Pompeo nevertheless cautioned against the use of force. "I have never advocated for regime change," he said.
When asked about the possibility of pre-emptive military action against North Korea, he responded that "we have not yet exhausted our capacity" on diplomacy.
"My role as a diplomat is to make sure that we never get to a place where we have to confront the difficult situation in Korea that this country has been headed for now for a couple of decades," Pompeo said.
Continued pressure on Pyongyang will help create a "successful diplomatic outcome in North Korea," he said.
Pompeo also discussed the proposed summit between Kim and U.S. President Donald Trump, reiterating the administration's goal of the complete, verifiable and irreversible denuclearization of the North Korean regime.
"The purpose of the meeting is to address this nuclear threat to the United States," he said.

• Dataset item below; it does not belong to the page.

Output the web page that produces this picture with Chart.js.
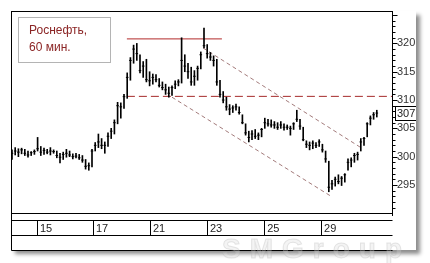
<!DOCTYPE html>
<html lang="ru">
<head>
<meta charset="UTF-8">
<title>Роснефть, 60 мин.</title>
<script src="https://cdn.jsdelivr.net/npm/chart.js"></script>
<style>
    html, body { margin: 0; padding: 0; background: #fff; }
    #wrap { width: 430px; height: 263px; }
</style>
</head>
<body>
<div id="wrap"><canvas id="grafico" width="430" height="263"></canvas></div>
<script>
// hourly bars: high / low / close
const highs = [
    301.2, 301.6, 301.4, 301.5, 301.3, 301.0, 300.9, 301.2, 303.4, 301.8,
    301.5, 301.3, 301.6, 301.2, 301.0, 300.6, 300.8, 301.3, 301.0, 300.5,
    300.6, 300.4, 300.2, 299.5, 298.9, 301.3, 302.5, 304.0, 303.2, 302.6,
    304.2, 305.0, 306.5, 309.6, 309.5, 311.0, 314.8, 317.5, 319.7, 320.0,
    318.0, 316.8, 317.2, 315.0, 314.6, 314.5, 313.8, 313.2, 312.8, 312.3,
    312.5, 313.4, 313.6, 321.0, 318.0, 316.5, 315.8, 315.2, 316.0, 318.5,
    322.7, 319.8, 318.4, 317.8, 317.2, 313.5, 311.5, 310.5, 309.2, 309.0,
    309.3, 308.8, 307.4, 305.8, 304.5, 304.6, 304.8, 304.2, 305.0, 306.8,
    306.6, 306.5, 306.2, 306.0, 306.2, 305.8, 305.6, 305.4, 306.0, 308.2,
    306.6, 305.2, 302.8, 302.6, 302.8, 302.5, 303.0, 302.2, 301.0, 299.2,
    295.8, 296.4, 296.8, 296.5, 297.0, 299.6, 299.8, 300.6, 300.8, 303.2,
    303.4, 306.0, 307.2, 307.8, 308.2
];
const lows = [
    299.5, 300.3, 300.0, 300.5, 300.2, 299.9, 300.2, 300.4, 301.0, 300.2,
    300.4, 300.5, 300.3, 300.6, 299.8, 298.9, 299.5, 299.9, 300.0, 299.6,
    299.8, 299.5, 299.0, 297.8, 297.6, 298.2, 301.0, 301.6, 301.4, 300.6,
    301.8, 303.2, 304.0, 305.8, 306.8, 308.5, 310.3, 313.5, 316.5, 317.0,
    314.8, 314.0, 313.2, 312.5, 312.8, 313.2, 312.3, 311.8, 311.0, 310.5,
    310.8, 312.0, 312.5, 313.0, 315.0, 313.8, 312.6, 312.6, 313.5, 315.5,
    319.2, 317.4, 317.0, 316.0, 312.6, 310.5, 309.5, 308.2, 307.4, 307.8,
    308.2, 307.5, 305.8, 303.8, 302.6, 303.0, 303.2, 303.0, 303.5, 305.0,
    305.4, 305.2, 305.0, 304.8, 305.0, 304.7, 304.8, 303.8, 304.8, 306.2,
    304.8, 302.8, 301.6, 301.2, 301.4, 301.6, 301.8, 300.8, 299.0, 293.8,
    294.2, 294.8, 295.2, 294.9, 295.5, 297.6, 298.2, 299.0, 299.4, 301.0,
    302.0, 303.5, 305.6, 306.6, 307.0
];
const closes = [
    300.6, 301.0, 300.8, 301.2, 300.6, 300.3, 300.7, 300.9, 301.4, 300.8,
    301.1, 300.8, 301.0, 300.9, 300.2, 299.9, 300.4, 300.6, 300.3, 300.0,
    300.1, 299.8, 299.4, 298.3, 298.4, 301.0, 302.0, 302.6, 302.0, 302.0,
    303.6, 304.5, 306.0, 309.0, 308.8, 310.6, 314.0, 317.0, 319.0, 318.2,
    315.2, 316.0, 313.6, 313.4, 314.0, 313.6, 312.6, 312.2, 311.8, 311.2,
    312.2, 312.8, 313.2, 317.0, 316.0, 315.0, 313.2, 314.2, 315.6, 318.0,
    319.6, 318.2, 317.6, 317.0, 313.2, 311.0, 310.0, 308.8, 308.4, 308.6,
    308.8, 307.8, 306.0, 304.2, 303.4, 304.0, 303.6, 303.8, 304.8, 306.0,
    305.8, 305.6, 305.6, 305.2, 305.6, 305.2, 305.2, 305.0, 305.8, 306.6,
    305.4, 303.0, 302.2, 302.0, 302.4, 302.0, 302.6, 301.2, 299.6, 294.6,
    295.2, 296.0, 295.6, 296.2, 296.8, 299.0, 299.4, 300.2, 300.4, 302.6,
    303.2, 305.8, 306.8, 307.4, 307.7
];

// date axis
const dayTicks = [7.8, 25.3, 43.1, 60.9, 78.8, 96.6];
const dayLabels = ["15", "17", "21", "23", "25", "29"];

// drawn levels and channel (bar index, price)
const resistX = [35.9, 65.6],  resistY = [320.8, 320.8];
const supportX = [35.9, 118.75], supportY = [310.65, 310.65];
const upperX = [59.7, 108.75], upperY = [319.2, 301.7];
const lowerX = [50.0, 100.0],  lowerY = [310.5, 292.9];

const xMax = 118.75;
const yMin = 290.05, yMax = 325.55;

const bars = highs.map((h, i) => ({ x: i, y: [lows[i], h] }));
const closePts = closes.map((c, i) => ({ x: i, y: c }));
const seg = (xs, ys) => xs.map((v, i) => ({ x: v, y: ys[i] }));

const PANEL_R = 416, PANEL_B = 250;

function panelShadow(ctx) {
    ctx.save();
    ctx.shadowColor = 'rgba(0,0,0,0.45)';
    ctx.shadowBlur = 4;
    ctx.shadowOffsetX = 4;
    ctx.shadowOffsetY = 4;
    ctx.fillStyle = '#fff';
    ctx.fillRect(11, 11, PANEL_R - 11, PANEL_B - 11);
    ctx.restore();
}

const frame = {
    id: 'frame',
    beforeDraw(chart) {
        const { ctx, chartArea: a, scales: { x, y } } = chart;
        ctx.save();
        ctx.fillStyle = '#fff';
        ctx.fillRect(0, 0, chart.width, chart.height);
        ctx.restore();
        panelShadow(ctx);

        ctx.save();
        ctx.strokeStyle = '#000';
        ctx.lineWidth = 1;
        const line = (x1, y1, x2, y2) => {
            ctx.beginPath(); ctx.moveTo(x1, y1); ctx.lineTo(x2, y2); ctx.stroke();
        };
        const L = a.left - 0.5, R = a.right + 0.5;
        line(L, a.top - 0.5, R + 0.5, a.top - 0.5);        // top
        line(L, a.top - 1, L, PANEL_B + 0.5);               // left
        line(L, a.bottom + 0.5, R, a.bottom + 0.5);         // plot bottom
        line(R, a.top - 1, R, a.bottom + 3);                // price axis
        line(L, 220.5, R, 220.5);                           // date band
        line(L, 235.5, R, 235.5);
        line(L, PANEL_B + 0.5, R, PANEL_B + 0.5);

        // price axis ticks
        for (let v = Math.ceil(yMin); v <= Math.floor(yMax); v++) {
            const py = Math.round(y.getPixelForValue(v)) + 0.5;
            line(R, py, R + (v % 5 === 0 ? 5 : 3), py);
        }
        // day separators
        dayTicks.forEach(t => {
            const px = Math.round(x.getPixelForValue(t)) + 0.5;
            line(px, 220.5, px, 235.5);
        });
        ctx.restore();
    },
    afterDraw(chart) {
        const { ctx, scales: { y } } = chart;
        // last price box
        const last = closes[closes.length - 1];
        const py = Math.round(y.getPixelForValue(last));
        ctx.save();
        ctx.fillStyle = '#fff';
        ctx.fillRect(395.5, py - 6.5, 30, 14);
        ctx.strokeStyle = '#000';
        ctx.strokeRect(395.5, py - 6.5, 30, 14);
        ctx.fillStyle = '#222';
        ctx.font = '11px Arial';
        ctx.textBaseline = 'middle';
        ctx.fillText(last.toFixed(1), 397, py + 1);
        ctx.restore();

        // cut off everything right of the panel and redo its shadow
        ctx.save();
        ctx.beginPath();
        ctx.rect(PANEL_R, 0, chart.width - PANEL_R, chart.height);
        ctx.clip();
        ctx.fillStyle = '#fff';
        ctx.fillRect(PANEL_R, 0, chart.width - PANEL_R, chart.height);
        panelShadow(ctx);
        ctx.restore();

        // title box
        ctx.save();
        ctx.fillStyle = '#fff';
        ctx.fillRect(18.5, 17.5, 92, 45);
        ctx.strokeStyle = '#b4b4b4';
        ctx.lineWidth = 1;
        ctx.strokeRect(18.5, 17.5, 92, 45);
        ctx.fillStyle = '#8b2525';
        ctx.font = '12px Arial';
        ctx.textBaseline = 'alphabetic';
        ctx.fillText('Роснефть,', 29, 34);
        ctx.fillText('60 мин.', 29, 51);
        ctx.restore();

        // watermark
        ctx.save();
        ctx.font = 'bold 28px Arial';
        ctx.letterSpacing = '9px';
        ctx.textBaseline = 'alphabetic';
        ctx.fillStyle = 'rgba(220,220,220,0.3)';
        ctx.strokeStyle = 'rgba(175,175,175,0.3)';
        ctx.lineWidth = 1;
        ctx.fillText('SMGroup', 222, 258);
        ctx.strokeText('SMGroup', 222, 258);
        ctx.restore();
    }
};

new Chart(document.getElementById('grafico').getContext('2d'), {
    type: 'bar',
    data: {
        datasets: [
            {
                type: 'bar',
                data: bars,
                backgroundColor: '#000',
                borderWidth: 0,
                barThickness: 1,
                grouped: false
            },
            {
                type: 'scatter',
                data: closePts,
                pointStyle: 'line',
                pointRadius: 1.3,
                borderColor: '#000',
                borderWidth: 1
            },
            {
                type: 'line',
                data: seg(resistX, resistY),
                borderColor: '#b22a2a',
                borderWidth: 1,
                pointRadius: 0
            },
            {
                type: 'line',
                data: seg(supportX, supportY),
                borderColor: '#a52a2a',
                borderWidth: 1,
                borderDash: [8, 4],
                pointRadius: 0
            },
            {
                type: 'line',
                data: seg(upperX, upperY),
                borderColor: 'rgba(140,90,90,0.8)',
                borderWidth: 1,
                borderDash: [4, 3],
                pointRadius: 0
            },
            {
                type: 'line',
                data: seg(lowerX, lowerY),
                borderColor: 'rgba(140,90,90,0.8)',
                borderWidth: 1,
                borderDash: [4, 3],
                pointRadius: 0
            }
        ]
    },
    options: {
        responsive: false,
        animation: false,
        devicePixelRatio: 1,
        layout: { padding: { left: 12, top: 12, right: 0, bottom: 0 } },
        plugins: {
            legend: { display: false },
            tooltip: { enabled: false }
        },
        scales: {
            x: {
                type: 'linear',
                min: 0,
                max: xMax,
                offset: false,
                grid: { display: false, drawTicks: false },
                border: { display: false },
                afterBuildTicks: s => { s.ticks = dayTicks.map(v => ({ value: v })); },
                afterFit: s => { s.height = 50; },
                ticks: {
                    autoSkip: false,
                    maxRotation: 0,
                    align: 'start',
                    labelOffset: 3,
                    padding: 9,
                    color: '#222',
                    font: { family: 'Arial', size: 11 },
                    callback: (v, i) => dayLabels[i]
                }
            },
            y: {
                position: 'right',
                min: yMin,
                max: yMax,
                grid: { display: false, drawTicks: false },
                border: { display: false },
                afterFit: s => { s.width = 38; },
                ticks: {
                    stepSize: 1,
                    autoSkip: false,
                    padding: 5,
                    color: '#333',
                    font: { family: 'Arial', size: 11 },
                    callback: v => (Math.abs(v % 5) < 1e-6 ? String(v) : '')
                }
            }
        }
    },
    plugins: [frame]
});
</script>
</body>
</html>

As director of the Central Intelligence Agency, Pompeo is thought to have played a key role in backroom talks with the North. The cabinet nominee said in remarks released Wednesday that he will continue diplomatic efforts with Pyongyang, including in preparation for the summit.

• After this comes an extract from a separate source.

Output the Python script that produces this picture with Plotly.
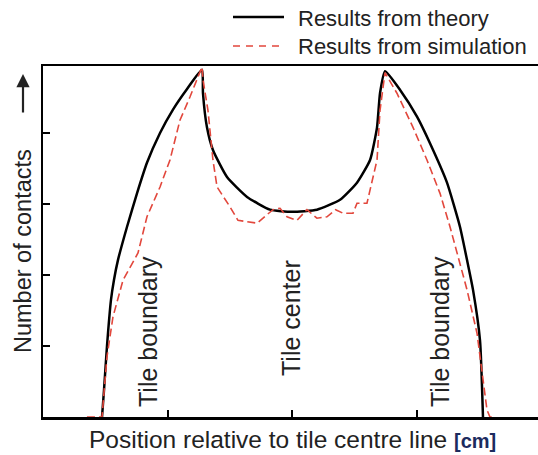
import plotly.graph_objects as go

# Theory curve (x in cm relative to tile centre, y = number of contacts, arbitrary units)
theory_x = [-1.526, -1.510, -1.486, -1.454, -1.430, -1.398, -1.325, -1.245, -1.165, -1.060,
            -0.956, -0.843, -0.723, -0.715, -0.683, -0.635, -0.522, -0.361, -0.177, 0.0,
            0.201, 0.386, 0.522, 0.627, 0.683, 0.707, 0.747, 0.867, 1.004, 1.133,
            1.245, 1.349, 1.406, 1.454, 1.510, 1.534]
theory_y = [0.0, 0.38, 1.00, 1.65, 1.93, 2.21, 2.68, 3.15, 3.58, 4.00,
            4.33, 4.62, 4.89, 4.56, 4.08, 3.76, 3.38, 3.10, 2.92, 2.89,
            2.92, 3.06, 3.30, 3.62, 4.08, 4.56, 4.87, 4.61, 4.23, 3.76,
            3.30, 2.68, 2.21, 1.79, 1.08, 0.0]

# Simulation curve
sim_x = [-1.647, -1.526, -1.486, -1.438, -1.357, -1.237, -1.165, -1.060, -0.980, -0.900,
         -0.819, -0.723, -0.715, -0.675, -0.635, -0.602, -0.498, -0.434, -0.281, -0.153,
         -0.096, -0.040, 0.040, 0.120, 0.200, 0.281, 0.350, 0.410, 0.490, 0.522,
         0.602, 0.627, 0.683, 0.707, 0.747, 0.843, 0.972, 1.084, 1.189, 1.269,
         1.325, 1.406, 1.486, 1.534, 1.566, 1.590, 1.630]
sim_y = [0.0, 0.0, 0.85, 1.41, 1.93, 2.31, 2.82, 3.24, 3.62, 4.18,
         4.51, 4.93, 4.75, 4.32, 3.62, 3.24, 2.96, 2.77, 2.73, 2.92,
         2.94, 2.82, 2.77, 2.92, 2.80, 2.82, 2.92, 2.87, 2.87, 3.01,
         3.01, 3.20, 3.62, 4.32, 4.85, 4.56, 4.08, 3.62, 3.15, 2.68,
         2.31, 1.79, 1.18, 0.52, 0.10, 0.0, 0.0]

x_ticks = [-1, 0, 1]
y_ticks = [1, 2, 3, 4]

FONT = "Liberation Sans, Arial, sans-serif"
RED = "#e2473c"
TXT = "#222222"

fig = go.Figure()
fig.add_trace(go.Scatter(x=theory_x, y=theory_y, mode="lines",
                         line=dict(color="black", width=2.5, shape="spline", smoothing=0.5),
                         showlegend=False))
fig.add_trace(go.Scatter(x=sim_x, y=sim_y, mode="lines",
                         line=dict(color=RED, width=1.6, dash="8px,4px"), showlegend=False))

W, H = 538, 455
L, R, T, B = 43, 0, 66, 38
pw, ph = W - L - R, H - T - B

def px(xp):
    return (xp - L) / pw

def py(yp):
    return (H - B - yp) / ph

fig.update_layout(
    width=W, height=H,
    margin=dict(l=L, r=R, t=T, b=B, pad=0),
    plot_bgcolor="white", paper_bgcolor="white",
    font=dict(family=FONT, color=TXT),
    xaxis=dict(range=[-2, -2 + pw / 124.5], showgrid=False, zeroline=False,
               showline=True, linecolor="black", linewidth=2.5, mirror=True,
               tickvals=x_ticks, ticks="inside", ticklen=7, tickwidth=2,
               tickcolor="black", showticklabels=False),
    yaxis=dict(range=[0, ph / 71.0], showgrid=False, zeroline=False,
               showline=True, linecolor="black", linewidth=2.5, mirror=False,
               tickvals=y_ticks, ticks="inside", ticklen=7, tickwidth=2,
               tickcolor="black", showticklabels=False),
    showlegend=False,
)

anns = []
# axis titles
anns.append(dict(xref="paper", yref="paper", x=px(23), y=py(251),
                 text="Number of contacts", textangle=-90, showarrow=False,
                 font=dict(size=23.5, color=TXT), xanchor="center", yanchor="middle"))
anns.append(dict(xref="paper", yref="paper", x=px(23), y=py(74),
                 ax=0, ay=40, axref="pixel", ayref="pixel",
                 text="", showarrow=True, arrowhead=2, arrowsize=1.2, arrowwidth=2.2,
                 arrowcolor=TXT))
anns.append(dict(xref="paper", yref="paper", x=px(292), y=py(439),
                 text="Position relative to tile centre line <b><span style='color:#1c2b5e;font-size:20px'>[cm]</span></b>",
                 showarrow=False, font=dict(size=24.5, color=TXT),
                 xanchor="center", yanchor="middle"))
# inside labels
for xc, yc, t in [(148, 332, "Tile boundary"), (291, 318, "Tile center"), (440, 332, "Tile boundary")]:
    anns.append(dict(xref="paper", yref="paper", x=px(xc), y=py(yc), text=t,
                     textangle=-90, showarrow=False, font=dict(size=25, color=TXT),
                     xanchor="center", yanchor="middle"))
# legend
anns.append(dict(xref="paper", yref="paper", x=px(296), y=py(18), text="Results from theory",
                 showarrow=False, font=dict(size=22, color=TXT), xanchor="left", yanchor="middle"))
anns.append(dict(xref="paper", yref="paper", x=px(296), y=py(47), text="Results from simulation",
                 showarrow=False, font=dict(size=22, color=TXT), xanchor="left", yanchor="middle"))
fig.update_layout(annotations=anns)

fig.add_shape(type="line", xref="paper", yref="paper", x0=px(233), x1=px(284), y0=py(17), y1=py(17),
              line=dict(color="black", width=2.5))
fig.add_shape(type="line", xref="paper", yref="paper", x0=px(233), x1=px(284), y0=py(46), y1=py(46),
              line=dict(color=RED, width=1.6, dash="7px,6px"))

fig.write_html("out.html", config={"displayModeBar": False, "staticPlot": True},
               post_script="document.body.style.margin='0';document.body.style.overflow='hidden';")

"I have read the CIA histories of previous negotiations with the North Koreans, and am confident that we will not repeat the mistakes of the past," Pompeo said in the earlier statement. "President Trump isn't one to play games at the negotiating table -- and I won't be either."

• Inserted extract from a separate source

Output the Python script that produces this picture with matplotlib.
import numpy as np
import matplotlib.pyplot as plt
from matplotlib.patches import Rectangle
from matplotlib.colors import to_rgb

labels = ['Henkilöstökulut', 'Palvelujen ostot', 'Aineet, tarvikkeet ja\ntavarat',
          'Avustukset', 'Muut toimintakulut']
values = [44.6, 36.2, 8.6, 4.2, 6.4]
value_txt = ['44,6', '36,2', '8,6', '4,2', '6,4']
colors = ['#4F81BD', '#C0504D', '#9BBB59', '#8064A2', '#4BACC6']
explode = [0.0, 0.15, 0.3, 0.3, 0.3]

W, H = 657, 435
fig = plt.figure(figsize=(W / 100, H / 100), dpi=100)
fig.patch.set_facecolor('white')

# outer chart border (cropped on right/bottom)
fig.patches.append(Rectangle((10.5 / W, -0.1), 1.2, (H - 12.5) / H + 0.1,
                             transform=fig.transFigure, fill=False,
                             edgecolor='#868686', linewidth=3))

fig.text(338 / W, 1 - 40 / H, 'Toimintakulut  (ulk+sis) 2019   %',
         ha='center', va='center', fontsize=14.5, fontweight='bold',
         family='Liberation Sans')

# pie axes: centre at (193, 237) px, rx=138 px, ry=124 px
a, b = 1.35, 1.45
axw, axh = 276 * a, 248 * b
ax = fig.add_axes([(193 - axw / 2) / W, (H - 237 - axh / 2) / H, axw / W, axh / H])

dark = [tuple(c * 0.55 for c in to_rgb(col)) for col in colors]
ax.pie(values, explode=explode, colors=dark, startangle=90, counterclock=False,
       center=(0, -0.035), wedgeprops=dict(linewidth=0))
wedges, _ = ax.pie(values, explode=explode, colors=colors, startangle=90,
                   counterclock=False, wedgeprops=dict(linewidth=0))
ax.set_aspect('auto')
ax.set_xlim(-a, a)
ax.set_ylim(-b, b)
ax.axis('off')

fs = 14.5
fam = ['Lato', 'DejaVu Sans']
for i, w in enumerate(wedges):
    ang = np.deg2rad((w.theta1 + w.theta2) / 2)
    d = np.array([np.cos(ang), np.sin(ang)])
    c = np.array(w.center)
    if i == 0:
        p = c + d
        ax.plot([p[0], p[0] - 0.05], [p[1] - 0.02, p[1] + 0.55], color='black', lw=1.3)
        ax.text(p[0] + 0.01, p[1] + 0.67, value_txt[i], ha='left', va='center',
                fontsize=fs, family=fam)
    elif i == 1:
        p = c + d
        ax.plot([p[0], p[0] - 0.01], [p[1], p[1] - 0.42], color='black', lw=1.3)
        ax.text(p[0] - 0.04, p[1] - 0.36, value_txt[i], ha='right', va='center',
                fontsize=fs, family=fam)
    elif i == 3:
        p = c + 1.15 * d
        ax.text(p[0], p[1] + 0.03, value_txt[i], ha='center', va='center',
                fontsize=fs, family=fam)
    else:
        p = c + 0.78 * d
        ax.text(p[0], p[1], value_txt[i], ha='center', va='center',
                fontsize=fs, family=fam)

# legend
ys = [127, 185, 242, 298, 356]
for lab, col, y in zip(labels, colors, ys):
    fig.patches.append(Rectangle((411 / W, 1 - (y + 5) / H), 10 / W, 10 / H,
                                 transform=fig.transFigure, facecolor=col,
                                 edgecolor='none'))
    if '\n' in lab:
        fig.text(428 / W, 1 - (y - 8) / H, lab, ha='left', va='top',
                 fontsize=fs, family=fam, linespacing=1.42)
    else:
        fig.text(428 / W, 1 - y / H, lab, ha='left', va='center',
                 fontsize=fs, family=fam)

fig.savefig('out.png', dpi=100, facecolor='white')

Pompeo told senators of the need for a more comprehensive strategy on China.
"China certainly presents a strategic challenge to the United States of America," he said Thursday, citing Beijing's efforts to expand its economic influence in Asia. His statement the previous day cited Chinese provocations "in the South and East China seas, in cyberspace, and even in outer space."
But Chinese cooperation on North Korea is "the No. 1 priority" for the U.S. today, Pompeo said at the hearing.
The nominee also has pledged a tougher response on Russia. "We are arming brave young men and women resisting Russian expansionism in Ukraine and Georgia," he said in the Wednesday statement, adding that the Trump administration "has identified Russia as a danger to our country."
Pompeo warned against the threats posed by Iran against American partners in the region, such as Saudi Arabia and Israel. The nominee said Wednesday he wants to work with U.S. allies this month at ministerial meetings of the Group of Seven and NATO.
Pompeo had served in the Army before being elected to Congress in 2010. He was appointed CIA director in January 2017 under Trump.